Не было ничего необыкновенного и потом, когда Андрей Иванович с сынишкой Колей запрягли Гнедка в свою тачанку и отправились с отходящими немцами, вместе с тысячами других таких же Андреев Ивановичей.
Жена осталась караулить уцелевшее добро, а они до Триеста доехали.
В дороге тоже все шло вполне обыкновенно. И в окружение попадали, и прорывались вслед за немецкими танками, настегивая что было мочи своего Гнедка, и сами отстреливались от партизан из выданных немцами русских винтовок.
— Как все. Что же тут такого, — пожимает плечами Андрей Иванович.
Капитуляция их застала уже в Италии.

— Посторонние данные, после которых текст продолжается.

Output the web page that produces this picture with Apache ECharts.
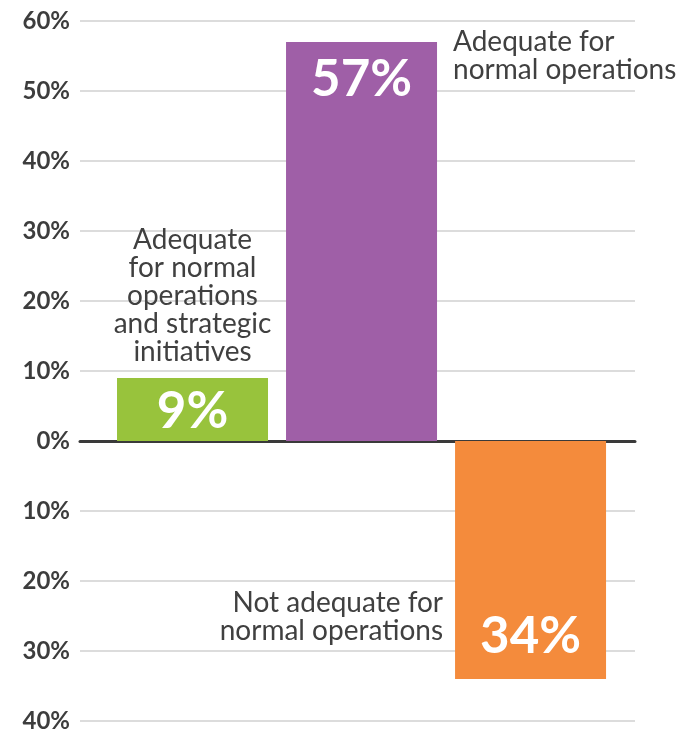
<!DOCTYPE html>
<html>
<head>
<meta charset="utf-8">
<script src="https://cdn.jsdelivr.net/npm/echarts@6/dist/echarts.min.js"></script>
<style>
html,body{margin:0;padding:0;background:#fff;}
#chart{width:680px;height:733px;}
</style>
</head>
<body>
<div id="chart"></div>
<script>
// Data
const categories = [
  'Adequate\nfor normal\noperations\nand strategic\ninitiatives',
  'Adequate for\nnormal operations',
  'Not adequate for\nnormal operations'
];
const slots = [1, 2, 3];
const values = [9, 57, -34];
const colors = ['#98c33c', '#9f5fa7', '#f48b3c'];
const yTicks = { min: -40, max: 60, step: 10 };

const FONT = 'Lato';
const chart = echarts.init(document.getElementById('chart'));

const valueLabelPos = [
  { position: 'inside', offset: [0, 2] },
  { position: 'insideTop', distance: 12 },
  { position: 'inside', offset: [0, 77] }
];
const catLabelPos = [
  { position: 'top', distance: 12, align: 'center' },
  { position: ['100%', 0], offset: [16, -14], align: 'left', verticalAlign: 'top' },
  { position: 'left', distance: 12, offset: [0, 57], align: 'right', verticalAlign: 'middle' }
];

const valueData = values.map((v, i) => ({
  value: [slots[i], v],
  itemStyle: { color: colors[i] },
  label: Object.assign({
    show: true,
    formatter: Math.abs(v) + '%',
    color: '#ffffff',
    fontFamily: FONT,
    fontWeight: 'bold',
    fontSize: 51
  }, valueLabelPos[i])
}));

const catData = values.map((v, i) => ({
  value: [slots[i], v],
  itemStyle: { color: 'rgba(0,0,0,0)' },
  label: Object.assign({
    show: true,
    formatter: categories[i],
    color: '#404040',
    fontFamily: FONT,
    fontSize: 28,
    lineHeight: 28
  }, catLabelPos[i])
}));

chart.setOption({
  animation: false,
  backgroundColor: '#ffffff',
  grid: { left: 80, right: 45, top: 21, bottom: 12, containLabel: false },
  xAxis: {
    type: 'value',
    min: 0.3343,
    max: 3.618,
    axisLine: { show: true, onZero: true, lineStyle: { color: '#3a3a3a', width: 3 } },
    axisTick: { show: false },
    axisLabel: { show: false },
    splitLine: { show: false }
  },
  yAxis: {
    type: 'value',
    min: yTicks.min,
    max: yTicks.max,
    interval: yTicks.step,
    axisLine: { show: false },
    axisTick: { show: false },
    axisLabel: {
      formatter: v => Math.abs(v) + '%',
      color: '#3d3d3d',
      fontFamily: FONT,
      fontWeight: 'bold',
      fontSize: 24,
      margin: 10
    },
    splitLine: { show: true, lineStyle: { color: '#d0d0d0', width: 1.5 } }
  },
  series: [
    {
      type: 'bar',
      barWidth: 151,
      data: valueData,
      z: 2
    },
    {
      type: 'bar',
      barWidth: 151,
      barGap: '-100%',
      data: catData,
      z: 3
    }
  ]
});
</script>
</body>
</html>
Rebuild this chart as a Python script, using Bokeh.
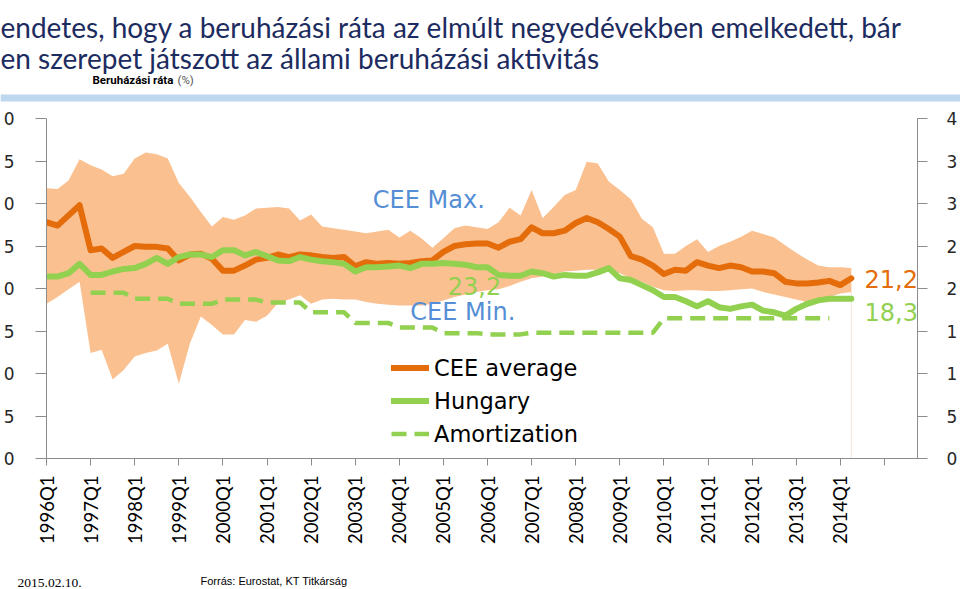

Опять ничего особенного — работали оба у какого-то контадина, а работа привычная и контадин попался дружественный, сознательный, а когда полегчало для русских людей — ушли в лагерь.
— Обратно все обыкновенное, — говорит Андрей Иванович.
Болезни у нас не тяжелые, и когда врач разрешает выходить из лазарета, мы вместе идем в город. Тогда я смотрю на колхозника Андрея Ивановича и несколько удивляюсь.